Deductions are not automatically better with an LLC
Another common misunderstanding is that LLC owners get deductions that sole proprietors cannot. Usually, that is not how it works.
If two businesses have the same income and the same legitimate expenses, a sole proprietor and a single-member LLC taxed by default may generally deduct similar business expenses. The LLC itself does not magically create write-offs.
What often improves deductions is better recordkeeping. Business owners who separate finances, track receipts, and keep clean records are more likely to claim expenses properly. Many LLC owners do this because the structure pushes them to operate more formally, but the real advantage comes from organization, not the letters LLC alone.
Liability protection and taxes are different issues
It is easy to mix legal protection with tax treatment, but they are not the same. A sole proprietorship does not create a separate legal entity between you and the business. An LLC generally does, if it is properly formed and maintained.
That legal protection may be one of the strongest reasons to choose an LLC, even when the tax treatment is similar. If your work involves contracts, customers, vendors, or any real liability exposure, legal structure matters.

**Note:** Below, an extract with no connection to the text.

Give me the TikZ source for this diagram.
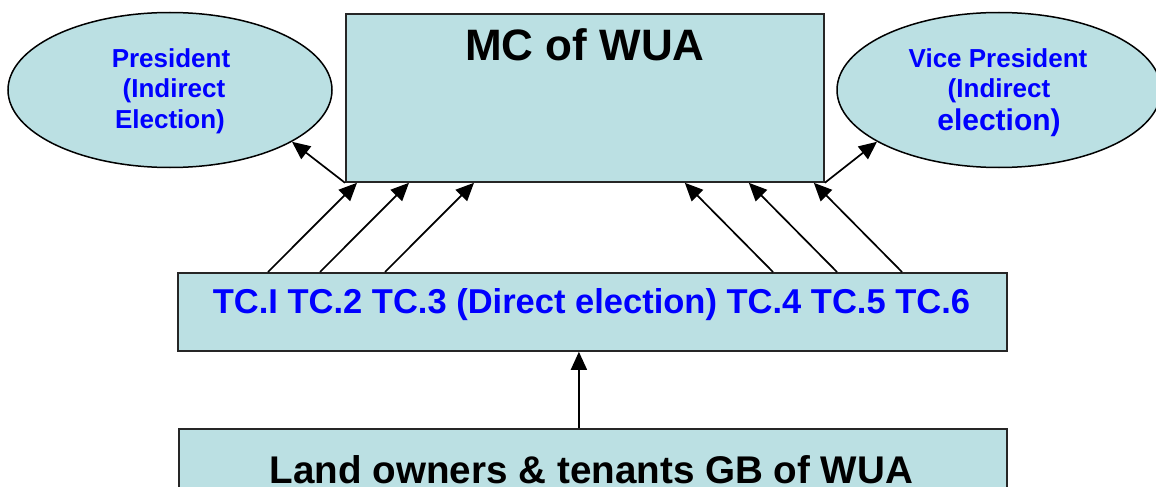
\documentclass[tikz,border=0pt]{standalone}
\usepackage{fontspec}
\setmainfont{Liberation Sans}
\usetikzlibrary{arrows.meta,shapes.geometric}
\definecolor{boxfill}{HTML}{BBE0E3}
\definecolor{txtblue}{HTML}{0000FF}
\begin{document}
\begin{tikzpicture}[x=1pt,y=-1pt,
  box/.style={draw=black!85, line width=1.8pt, fill=boxfill, inner sep=0pt, anchor=north west},
  oval/.style={ellipse, draw=black, line width=1.5pt, fill=boxfill, inner sep=0pt},
  arr/.style={-{Triangle[length=18pt,width=16pt]}, line width=1.7pt},
  lbl/.style={text=txtblue, anchor=base, inner sep=0pt},
  small/.style={font=\bfseries\fontsize{26}{31}\selectfont},
  ]
\useasboundingbox (0,0) rectangle (1156,487);
\clip (0,0) rectangle (1156,487);
% shapes
\node[box, minimum width=478pt, minimum height=168pt] (mc) at (345,13) {};
\node[oval, minimum width=324pt, minimum height=155pt] (pres) at (170,90) {};
\node[oval, minimum width=324pt, minimum height=155pt] (vice) at (999,90) {};
\node[box, minimum width=829pt, minimum height=78pt] (tc) at (177,272) {};
\node[box, minimum width=828pt, minimum height=110pt] (gb) at (178,428) {};
% texts
\node[lbl, text=black, font=\bfseries\fontsize{44}{52}\selectfont] (mct) at (585,60) {MC of WUA};
\node[lbl, small] (pres1) at (171,67) {President};
\node[lbl, small] (pres2) at (174,97) {(Indirect};
\node[lbl, small] (pres3) at (170,128) {Election)};
\node[lbl, small] (vice1) at (998,67) {Vice President};
\node[lbl, small] (vice2) at (999,97) {(Indirect};
\node[lbl, font=\bfseries\fontsize{30}{36}\selectfont] (vice3) at (999,130) {election)};
\node[lbl, font=\bfseries\fontsize{34.5}{41}\selectfont] (tct) at (591.5,313) {TC.I TC.2 TC.3 (Direct election) TC.4 TC.5 TC.6};
\node[lbl, text=black, font=\bfseries\fontsize{38.6}{46}\selectfont] (gbt) at (591.5,483) {Land owners \& tenants GB of WUA};
% connectors
\draw[arr] (mc.south west) -- (pres.-23);
\draw[arr] (mc.south east) -- (vice.-157);
\draw[arr] ([xshift=91pt]tc.north west) -- ([xshift=12pt]mc.south west);
\draw[arr] ([xshift=143pt]tc.north west) -- ([xshift=64pt]mc.south west);
\draw[arr] ([xshift=208pt]tc.north west) -- ([xshift=129pt]mc.south west);
\draw[arr] ([xshift=596pt]tc.north west) -- ([xshift=-140pt]mc.south east);
\draw[arr] ([xshift=660pt]tc.north west) -- ([xshift=-76pt]mc.south east);
\draw[arr] ([xshift=725pt]tc.north west) -- ([xshift=-11pt]mc.south east);
\draw[arr] ([xshift=-14pt]gb.north) -- ([xshift=-13.5pt]tc.south);
\end{tikzpicture}
\end{document}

In other words, some people choose an LLC for protection first and tax flexibility second. That can still be a smart decision, even if the immediate federal tax result looks almost identical to a sole proprietorship.
When a sole proprietorship may make sense
A sole proprietorship may be a practical choice if you are just starting, testing a business idea, earning part-time income, or trying to keep setup costs low. It is simple, fast, and easier to manage from an administrative standpoint.
That simplicity can be valuable, especially for first-time business owners who already feel overwhelmed by forms, deadlines, and bookkeeping. Starting simple is not the same as staying small forever. You can begin as a sole proprietor and later form an LLC when the business grows or your risk changes.
When an LLC may make sense
An LLC may make sense if you want legal separation between personal and business activities, if clients or partners expect a more formal structure, or if your income is high enough that S corporation tax treatment may eventually be worth discussing.
It can also help if you want cleaner business operations. Opening separate accounts, keeping organized records, and treating the business as its own entity often becomes easier when the structure is formalized.
For many owners, that discipline is just as valuable as any tax planning opportunity.
How to make the right choice for your situation
The best decision usually comes from looking at the full picture, not just one line on a tax return. You want to consider expected profit, self-employment tax exposure, state fees, liability concerns, and how much paperwork you are ready to handle.
If your business is new and income is still unpredictable, a sole proprietorship may be enough for now. If your business is becoming more established, taking on more risk, or generating stronger profit, an LLC may be worth a closer look.
This is where personalized guidance can save time and money. A business owner in Lanham deciding between a simple startup and a more formal structure may need more than tax preparation alone. They may also need help with registration, compliance documents, and understanding how each step affects the next. That is why many clients appreciate working with a local office like Elvisio Tax Services LLC that can explain the process clearly and help with the paperwork, not just the tax return.
Choosing between these structures is not about chasing the label that sounds more professional. It is about making sure your tax treatment, legal setup, and day-to-day operations fit the business you are actually building. A good structure should make your business easier to manage, not harder.